We can think of the order of enter and exit operations as a big sandwich, where exit is the last step an enter “block” takes. So if the exit doesn’t handle things, the enter can.

_.hp + _.hp.rank()

enter +(_.hp, _.hp.rank())
  enter .(_, "hp")
  exit
  enter __call__(_.hp.rank)
    enter .(_.hp, "rank")
      enter .(_, "hp")
      exit
    exit
  exit
exit
    

In this sense exit is best for actions that can happen after all other processing for a node has happened.

Use exit for simple actions after child nodes are processed

To show where an exit is useful–let’s take the extra step of cutting out dt attributes. To do this, we can override our current getattr exit method (which is only a print statement right now).

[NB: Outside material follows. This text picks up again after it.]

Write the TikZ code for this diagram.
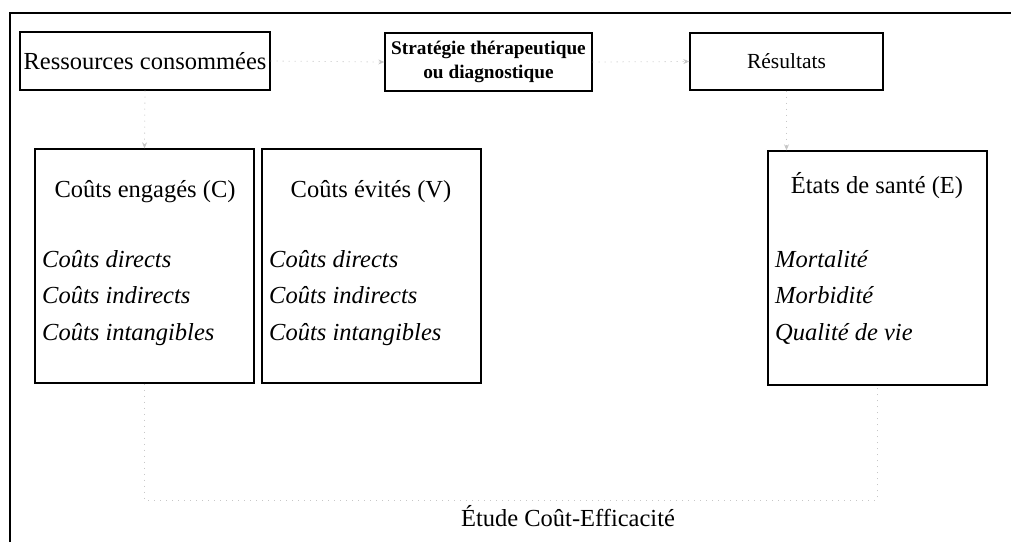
\documentclass[tikz,border=0pt]{standalone}
\usepackage{fontspec}
\setmainfont{Liberation Serif}
\usetikzlibrary{arrows.meta}

\tikzset{
  box/.style={draw=black, line width=1.4pt, inner sep=0pt, align=center},
  frameline/.style={draw=black, line width=1.6pt},
  faint/.style={draw=black!22, line width=0.8pt, dash pattern=on 1pt off 5pt},
  faintarrow/.style={faint, -{Stealth[length=6pt,width=5pt]}},
  head/.style={anchor=base, inner sep=0pt, font=\fontsize{24.5}{27}\selectfont},
  item/.style={anchor=base west, inner sep=0pt, font=\fontsize{24.5}{27}\selectfont\itshape},
}

\begin{document}
\begin{tikzpicture}[x=1pt, y=-1pt]
  \useasboundingbox (0,0) rectangle (1011,542);

  % outer frame (top and left edges)
  \draw[frameline] (10,542) -- (10,13) -- (1011,13);

  % top row
  \node[box, minimum width=250pt, minimum height=58pt,
        font=\fontsize{24.5}{28}\selectfont] (ress) at (145,61) {Ressources consommées};
  \node[box, minimum width=207pt, minimum height=58pt,
        font=\fontsize{19.3}{24}\selectfont\bfseries] (strat) at (488.5,62)
        {Stratégie thérapeutique\\ou diagnostique};
  \node[box, minimum width=193pt, minimum height=57pt,
        font=\fontsize{21.5}{24}\selectfont] (res) at (786.5,61.5) {Résultats};

  % cost and outcome boxes
  \node[box, minimum width=219pt, minimum height=234pt] (ceng) at (144.5,266) {};
  \node[box, minimum width=219pt, minimum height=234pt] (cevi) at (371.5,266) {};
  \node[box, minimum width=219pt, minimum height=234pt] (etat) at (877.5,268) {};

  % headings
  \node[head] (cengT) at (145,197) {Coûts engagés (C)};
  \node[head] (ceviT) at (371,197) {Coûts évités (V)};
  \node[head] (etatT) at (877,193) {États de santé (E)};

  % cost items
  \node[item] (c1) at (42,267) {Coûts directs};
  \node[item] (c2) at (42,303) {Coûts indirects};
  \node[item] (c3) at (42,340) {Coûts intangibles};
  \node[item] (v1) at (269,267) {Coûts directs};
  \node[item] (v2) at (269,303) {Coûts indirects};
  \node[item] (v3) at (269,340) {Coûts intangibles};
  \node[item] (e1) at (775,267) {Mortalité};
  \node[item] (e2) at (775,303) {Morbidité};
  \node[item] (e3) at (775,340) {Qualité de vie};

  % study label
  \node[anchor=base, inner sep=0pt, font=\fontsize{24.5}{27}\selectfont] (etude) at (568,526)
        {Étude Coût-Efficacité};

  % faint connectors
  \draw[faintarrow] (ress.east) -- (strat.west);
  \draw[faintarrow] (strat.east) -- (res.west);
  \draw[faintarrow] (ress.south) -- (ceng.north);
  \draw[faintarrow] (res.south) -- (res.south |- etat.north);
  \coordinate (bl) at (ceng.south |- 0,500);
  \coordinate (br) at (etat.south |- 0,500);
  \draw[faint] (ceng.south) -- (bl) -- (br) -- (etat.south);
\end{tikzpicture}
\end{document}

class MethodMaker3(MethodMaker2):
    def exit___getattr__(self, node):
        obj, attr_name = node.args
        
        print("Exiting attribute: ", attr_name)
        
        if attr_name == "dt":
            # cut out the dt node
            return obj
        
        return node
    
method_maker3 = MethodMaker3()
# before
method_maker2.enter(call)
Entering attribute:  year
  Detected attribute chain:  dt year
Entering attribute:  dt
Exiting attribute:  dt
Exiting method call:  year
_.dt.year()
# after
method_maker3.enter(call)
Entering attribute:  year
  Detected attribute chain:  dt year
Entering attribute:  dt
Exiting attribute:  dt
Exiting method call:  year
_.year()

Finally, it’s worth asking what will happen with the following call…

call3 = strip_symbolic(_.dt.dt())
call3
_.dt.dt()
method_maker3.enter(call3)
Entering attribute:  dt
  Detected attribute chain:  dt dt
Entering attribute:  dt
Exiting attribute:  dt
Exiting method call:  dt
Exiting method call:  dt
_.dt()

Notice that there are two dt attributes, and they were both entered, but only one exited.

Why is this? To find the answer, you need to look at the enter___getattr__ method of the original MethodMaker class. More specifically, why doesn’t it exit the node its processing, when it creates a new Call node?